Thursday, May 28, 2009

Anatomy: Even squishier than you'd think

Posted by: Jessa Slade
Currently working on: Revising Book 2
Mood: Working on revising that too
Anybody who had to dissect a pig heart in junior high knew relationships were gonna be a bitch. Turns out, all those grade school years of perfect paper hearts and somewhat less pefect but much sweeter Red Dye #5 frosting outlines at Valentine's Day were a lie. Hearts are actually fibrous, misshapen lumps of flesh, working way too hard and prone to far too much damage.

On the plus side, you could do fascinating things to them with a sharp scalpel and an electrode.

Lest that come across as budding psychopathology, let me assure you it was excellent advance training for a one-day romance writer. (Yes, I realize the jump from psycho to romance writer is shorter than a hopscotch square.) Not only is writing a book often a messy and blood-soaked affair, but add the element of a love story and the potential for arterial spray grows exponentially.

As a romance writer currently in revisions on my second book, I feel (or so I grandiosely imagine) all the pressure of a cardiac surgeon with the patient coding on the operating table beneath my hands. I've got a perfectly good body lying here -- the bones of story structure are solid, the muscles of the plot are well toned, the skin of words holds everything in place. Rather attractively, if I do say so myself.

And yet, without that beating heart...

Fortunately, I learned the second part of the anatomy lesson from Frankenstein, who taught us all you need is a little sizzle and you can light up that corpse to sing and dance. Sure, you still get that whole running amok thing to deal with, and then the villagers coming with torches, but you do what you must for the story.

So like any scientist, you can study. You can assemble all the requisite pieces. (And Eye-gor was right; an Abbey Normal brain is perfectly fine.) Go ahead and lay them out on that clean white paper. Then pull down your goggles and fire up the electricity.

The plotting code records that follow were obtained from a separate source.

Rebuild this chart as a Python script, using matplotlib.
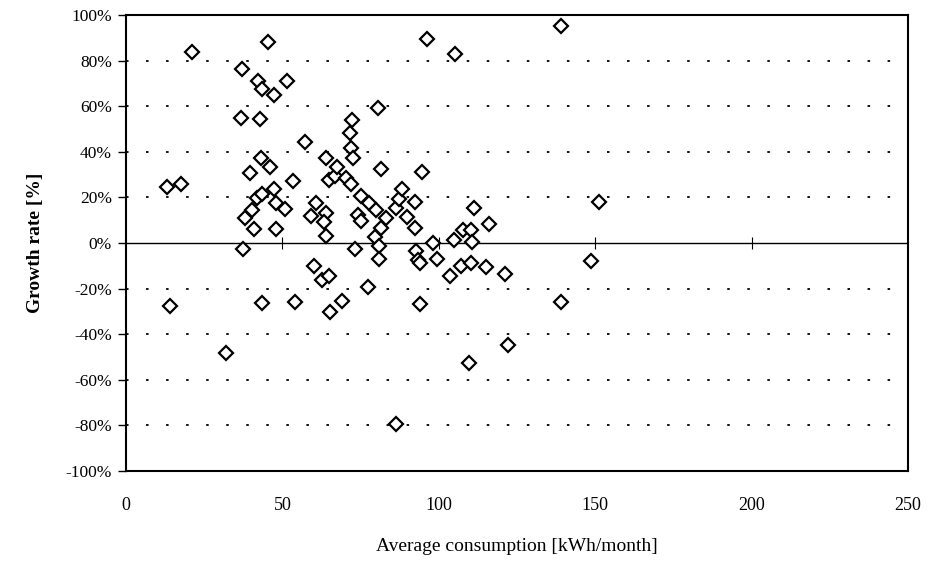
import matplotlib
matplotlib.use("Agg")
import matplotlib.pyplot as plt
from matplotlib.ticker import FuncFormatter

plt.rcParams['font.family'] = ['Liberation Serif', 'DejaVu Serif']

# average consumption [kWh/month] and growth rate [%]
consumption = [13.2, 17.7, 14.0, 21.0, 31.9, 36.7, 37.1, 37.3, 38.2, 39.8,
               40.4, 40.9, 42.0, 42.3, 42.8, 43.2, 43.6, 43.6, 43.4, 45.4,
               46.0, 47.3, 47.4, 47.8, 47.8, 50.7, 51.5, 53.5, 53.9, 57.2,
               59.0, 60.6, 60.0, 62.5, 63.8, 63.8, 63.3, 63.8, 64.9, 64.9,
               65.1, 66.8, 67.5, 69.1, 70.2, 71.6, 71.8, 72.3, 72.6, 72.0,
               73.3, 74.2, 75.0, 75.0, 77.4, 77.6, 79.6, 79.8, 80.5, 81.0,
               80.8, 81.4, 81.4, 83.2, 86.2, 87.4, 88.3, 86.4, 89.9, 92.3,
               92.3, 92.6, 93.3, 94.0, 94.1, 94.7, 96.3, 98.2, 99.5, 103.5,
               104.8, 105.1, 107.1, 107.7, 110.4, 110.6, 110.3, 109.8, 111.2, 115.1,
               116.0, 121.3, 122.1, 139.1, 139.2, 148.8, 151.1]
growth = [24.7, 25.9, -27.6, 83.6, -48.1, 55.0, 76.2, -2.5, 10.8, 30.6,
          14.5, 6.0, 19.6, 71.1, 54.2, 37.4, 67.4, 21.5, -26.5, 88.0,
          33.2, 64.9, 23.5, 17.4, 6.1, 14.8, 71.1, 27.1, -25.7, 44.4,
          11.7, 17.4, -10.1, -16.2, 37.4, 13.3, 9.1, 3.0, 27.6, -14.5,
          -30.4, 29.5, 33.5, -25.3, 28.4, 48.4, 41.8, 53.9, 37.4, 25.9,
          -2.8, 12.3, 9.8, 20.6, -19.2, 17.7, 2.8, 14.5, 59.1, -1.5,
          -7.2, 32.5, 6.4, 10.8, 15.5, 19.2, 23.7, -79.4, 11.5, 18.1,
          6.4, -3.3, -7.6, -8.9, -26.8, 31.0, 89.5, -0.1, -7.2, -14.3,
          1.2, 82.8, -9.9, 5.7, 5.7, 0.6, -8.6, -52.8, 15.2, -10.4,
          8.3, -13.7, -44.7, 95.2, -25.7, -7.8, 18.1]

x_ticks = [0, 50, 100, 150, 200, 250]
y_ticks = [-100, -80, -60, -40, -20, 0, 20, 40, 60, 80, 100]

fig = plt.figure(figsize=(9.27, 5.62), dpi=100)
ax = fig.add_axes([126 / 927, 91 / 562, 782 / 927, 456 / 562])

# dotted gridlines, solid zero line
for y in y_ticks[1:-1]:
    if y == 0:
        ax.axhline(0, color='black', lw=1.0, zorder=1)
    else:
        ax.axhline(y, color='black', lw=1.3, linestyle=(0, (1.4, 9.7)), zorder=1)

# little tick marks sitting on the zero line
ax.plot(x_ticks[1:-1], [0] * len(x_ticks[1:-1]), linestyle='none', marker='|',
        color='black', markersize=9, mew=0.8, zorder=1)

ax.plot(consumption, growth, linestyle='none', marker='D', markersize=6.8,
        markerfacecolor='white', markeredgecolor='black', mew=1.6, zorder=3)

ax.set_xlim(0, 250)
ax.set_ylim(-100, 100)
ax.set_xticks(x_ticks)
ax.set_yticks(y_ticks)
ax.yaxis.set_major_formatter(FuncFormatter(lambda v, p: '%d%%' % v))
ax.tick_params(axis='x', length=0, pad=19, labelsize=13)
ax.tick_params(axis='y', direction='out', length=6, width=1, pad=4, labelsize=12.5)

for s in ax.spines.values():
    s.set_linewidth(1.5)

ax.set_xlabel('Average consumption [kWh/month]', fontsize=14, labelpad=17)
ax.set_ylabel('Growth rate [%]', fontsize=14, fontweight='bold', labelpad=16)

plt.savefig('out.png', dpi=100)
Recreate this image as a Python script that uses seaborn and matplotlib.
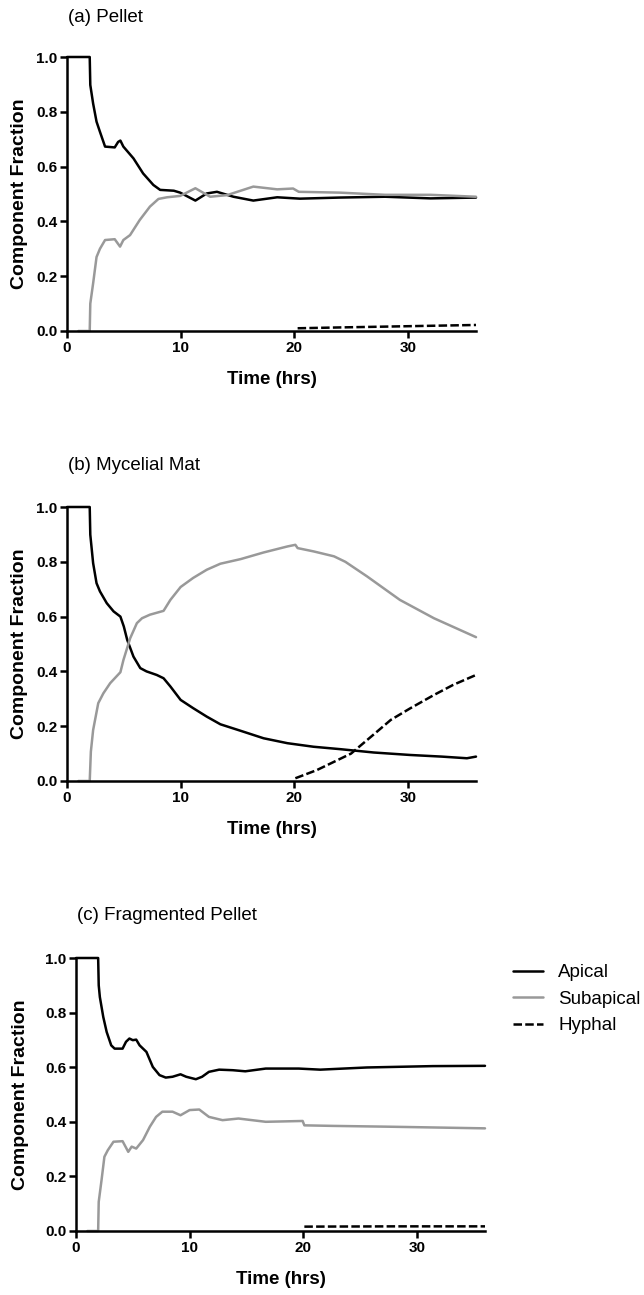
import matplotlib
matplotlib.use("Agg")
import matplotlib.pyplot as plt
import numpy as np
import pandas as pd
import seaborn as sns

# ----------------------------
# Data
# ----------------------------

# (a) Pellet
pellet_apical_t = [0, 2.0, 2.05, 2.3, 2.6, 2.9, 3.35, 4.2, 4.5, 4.7, 4.96, 5.85, 6.7, 7.6,
                   8.2, 9.4, 9.96, 11.3, 12.3, 13.2, 14.65, 16.4, 18.5, 20.5, 24, 28, 32, 36]
pellet_apical_f = [1.0, 1.0, 0.898, 0.83, 0.764, 0.727, 0.673, 0.67, 0.69, 0.695, 0.673, 0.63,
                   0.575, 0.533, 0.515, 0.512, 0.505, 0.476, 0.502, 0.508, 0.49, 0.476, 0.488,
                   0.483, 0.487, 0.49, 0.484, 0.487]
pellet_sub_t = [1.0, 2.0, 2.05, 2.3, 2.6, 2.9, 3.35, 4.2, 4.67, 4.96, 5.55, 6.4, 7.3, 8.05,
                8.8, 9.96, 11.3, 12.6, 14.1, 16.4, 18.5, 19.9, 20.4, 24, 28, 32, 36]
pellet_sub_f = [0, 0, 0.1, 0.174, 0.27, 0.30, 0.332, 0.335, 0.308, 0.332, 0.35, 0.405, 0.454,
                0.482, 0.488, 0.493, 0.521, 0.49, 0.496, 0.527, 0.517, 0.52, 0.508, 0.505,
                0.497, 0.497, 0.49]
pellet_hyph_t = [20.3, 24, 28, 32, 36]
pellet_hyph_f = [0.01, 0.013, 0.016, 0.019, 0.022]

# (b) Mycelial Mat
mat_apical_t = [0, 2.0, 2.05, 2.3, 2.6, 2.9, 3.5, 4.1, 4.7, 5.0, 5.3, 5.85, 6.45, 7.0, 7.9,
                8.5, 9.1, 10.0, 11.1, 12.3, 13.5, 15.3, 17.3, 19.4, 21.7, 24.1, 27, 30.2, 33,
                35.2, 36]
mat_apical_f = [1.0, 1.0, 0.899, 0.795, 0.722, 0.692, 0.649, 0.619, 0.6, 0.564, 0.515, 0.454,
                0.412, 0.4, 0.387, 0.375, 0.345, 0.296, 0.266, 0.235, 0.207, 0.183, 0.156,
                0.138, 0.125, 0.116, 0.104, 0.095, 0.089, 0.083, 0.089]
mat_sub_t = [1.0, 2.0, 2.1, 2.3, 2.75, 3.2, 3.8, 4.7, 4.97, 5.56, 6.15, 6.6, 7.3, 8.5, 9.1,
             10.0, 11.1, 12.3, 13.5, 15.3, 17.3, 19.4, 20.1, 20.3, 21.7, 23.5, 24.5, 26.4,
             29.3, 32.3, 36]
mat_sub_f = [0, 0, 0.107, 0.186, 0.284, 0.32, 0.357, 0.397, 0.442, 0.521, 0.576, 0.594,
             0.607, 0.621, 0.661, 0.708, 0.741, 0.771, 0.793, 0.81, 0.834, 0.856, 0.862,
             0.85, 0.838, 0.82, 0.80, 0.747, 0.661, 0.594, 0.525]
mat_hyph_t = [20.1, 22.0, 23.0, 25.0, 27.0, 28.5, 30.2, 32.3, 34, 36]
mat_hyph_f = [0.01, 0.04, 0.06, 0.10, 0.17, 0.223, 0.265, 0.314, 0.351, 0.387]

# (c) Fragmented Pellet
frag_apical_t = [0, 1.95, 2.0, 2.1, 2.4, 2.7, 3.1, 3.4, 4.1, 4.4, 4.7, 5.0, 5.3, 5.6, 6.2,
                 6.76, 7.35, 7.9, 8.5, 9.2, 9.7, 10.55, 11.1, 11.7, 12.6, 13.8, 14.9, 16.7,
                 19.6, 21.5, 25.6, 31.4, 36]
frag_apical_f = [1.0, 1.0, 0.9, 0.857, 0.784, 0.729, 0.68, 0.668, 0.668, 0.693, 0.705, 0.699,
                 0.701, 0.68, 0.656, 0.601, 0.571, 0.562, 0.565, 0.574, 0.565, 0.556, 0.565,
                 0.583, 0.591, 0.589, 0.585, 0.595, 0.595, 0.591, 0.599, 0.604, 0.605]
frag_sub_t = [1.0, 1.95, 2.0, 2.25, 2.5, 2.8, 3.3, 4.1, 4.6, 4.9, 5.3, 5.9, 6.5, 7.05, 7.6,
              8.5, 9.2, 10.0, 10.85, 11.7, 12.9, 14.3, 16.7, 19.95, 20.1, 22.6, 27.6, 36]
frag_sub_f = [0, 0, 0.107, 0.187, 0.272, 0.296, 0.327, 0.329, 0.29, 0.309, 0.302, 0.333,
              0.382, 0.418, 0.437, 0.437, 0.424, 0.443, 0.445, 0.418, 0.406, 0.412, 0.40,
              0.403, 0.387, 0.385, 0.382, 0.376]
frag_hyph_t = [20.1, 28, 36]
frag_hyph_f = [0.016, 0.017, 0.017]

panel_titles = ["(a) Pellet", "(b) Mycelial Mat", "(c) Fragmented Pellet"]
components = ["Apical", "Subapical", "Hyphal"]
x_ticks = [0, 10, 20, 30]
y_ticks = [0.0, 0.2, 0.4, 0.6, 0.8, 1.0]
y_tick_labels = ["0.0", "0.2", "0.4", "0.6", "0.8", "1.0"]

# ----------------------------
# Styling
# ----------------------------
sns.set_theme(style="ticks")
plt.rcParams["font.family"] = ["Liberation Sans", "DejaVu Sans"]
plt.rcParams["text.color"] = "black"
plt.rcParams["axes.labelcolor"] = "black"

LINE_W = 1.8
COLORS = {"Apical": "black", "Subapical": "#999999", "Hyphal": "black"}
STYLES = {"Apical": "-", "Subapical": "-", "Hyphal": (0, (3.4, 1.3))}

W, H = 644, 1295


def to_frame(series):
    rows = []
    for comp, (t, f) in zip(components, series):
        rows.append(pd.DataFrame({"time": t, "fraction": f, "component": comp}))
    return pd.concat(rows, ignore_index=True)


def px_axes(left, right, top, bottom):
    """Axes rectangle from pixel edges."""
    return [left / W, 1 - bottom / H, (right - left) / W, (bottom - top) / H]


def draw_panel(ax, df, ylab_x):
    for comp in components:
        sub = df[df["component"] == comp]
        sns.lineplot(data=sub, x="time", y="fraction", ax=ax, estimator=None, sort=False,
                     color=COLORS[comp], linestyle=STYLES[comp], lw=LINE_W,
                     label=comp, clip_on=False, legend=False)
    ax.set_xlim(0, 36)
    ax.set_ylim(0, 1.0)
    ax.set_xticks(x_ticks, labels=[str(v) for v in x_ticks], fontweight="bold")
    ax.set_yticks(y_ticks, labels=y_tick_labels, fontweight="bold")
    ax.tick_params(direction="out", length=5, width=LINE_W, labelsize=11, pad=2,
                   color="black", labelcolor="black")
    sns.despine(ax=ax)
    for side in ["left", "bottom"]:
        ax.spines[side].set_linewidth(LINE_W)
        ax.spines[side].set_color("black")
    ax.set_xlabel("Time (hrs)", fontsize=13.5, fontweight="bold")
    ax.set_ylabel("Component Fraction", fontsize=14, fontweight="bold")
    ax.xaxis.set_label_coords(0.5, -0.145)
    ax.yaxis.set_label_coords(ylab_x, 0.5)


fig = plt.figure(figsize=(W / 100, H / 100), dpi=100)

panels = [
    (to_frame([(pellet_apical_t, pellet_apical_f), (pellet_sub_t, pellet_sub_f),
               (pellet_hyph_t, pellet_hyph_f)]), px_axes(67, 476, 57, 331), -0.095, (68, 22)),
    (to_frame([(mat_apical_t, mat_apical_f), (mat_sub_t, mat_sub_f),
               (mat_hyph_t, mat_hyph_f)]), px_axes(67, 476, 507, 781), -0.095, (68, 470)),
    (to_frame([(frag_apical_t, frag_apical_f), (frag_sub_t, frag_sub_f),
               (frag_hyph_t, frag_hyph_f)]), px_axes(76, 485, 958, 1231), -0.115, (77, 920)),
]

axes = []
for (df, rect, ylab_x, (tx, ty)), title in zip(panels, panel_titles):
    ax = fig.add_axes(rect)
    draw_panel(ax, df, ylab_x)
    fig.text(tx / W, 1 - ty / H, title, fontsize=13.5, va="baseline", ha="left")
    axes.append(ax)

handles, labels = axes[2].get_legend_handles_labels()
fig.legend(handles, labels, loc="upper left", bbox_to_anchor=(513 / W, 1 - 964 / H),
           frameon=False, fontsize=13.5, handlelength=1.6, handletextpad=0.8,
           labelspacing=0.5, borderpad=0, borderaxespad=0)

fig.savefig("out.png", dpi=100)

Lab whites look a lot like writers' jammies if you squint.

4 comments:

Genene Valleau said...

LOL, Jessa! I love your blog posts!

Glad all I had to dissect back in the "olden days" when I was in school was a frog and my lab partner did most of that. I was--and still am--quite squeamish about cutting into body parts. (I don't even like to think about how a hamburger is actually made.)

Oops, gotta go! I think the villagers are here...

Susan Lute said...

Yes, the nurse got out of dissecting cadaverous parts in high school and in training...though I don't think that's really part of a nurse in training's curriculum :) Thank god.

I've spent the better part of too many months to mention dissecting my current manuscript, and believe me, I think a pig heart would have been much easier :)

therese said...

"... jump from psycho to romance writer is shorter than a hopscotch square." How truly squishy we all are!

I love the way you turn phrases and am so jealous you got to dissect a pig heart in junior high. I got to do an earthworm and a frog, in high school. That was at an All Girls Catholic HS in Ohio, which may account for the boring availability of specimens. And yes, I was the lab partner that wanted to do the whole thing.

Hm, there's no arterial spray in my books and I've never sizzled a corpse to life (yet). But I am adding bones, building muscle and smoothing skin, to make it quiver to the touch.

Now I'm off to run amok and light the villagers torches!

Jessa Slade said...

Ah, the fun to be had with Bunsen burners... My XY's shop class had us beat for shenanigans though; his classmate made Chinese throwing stars. You can guess how quickly one of those ended up in the back of somebody's head.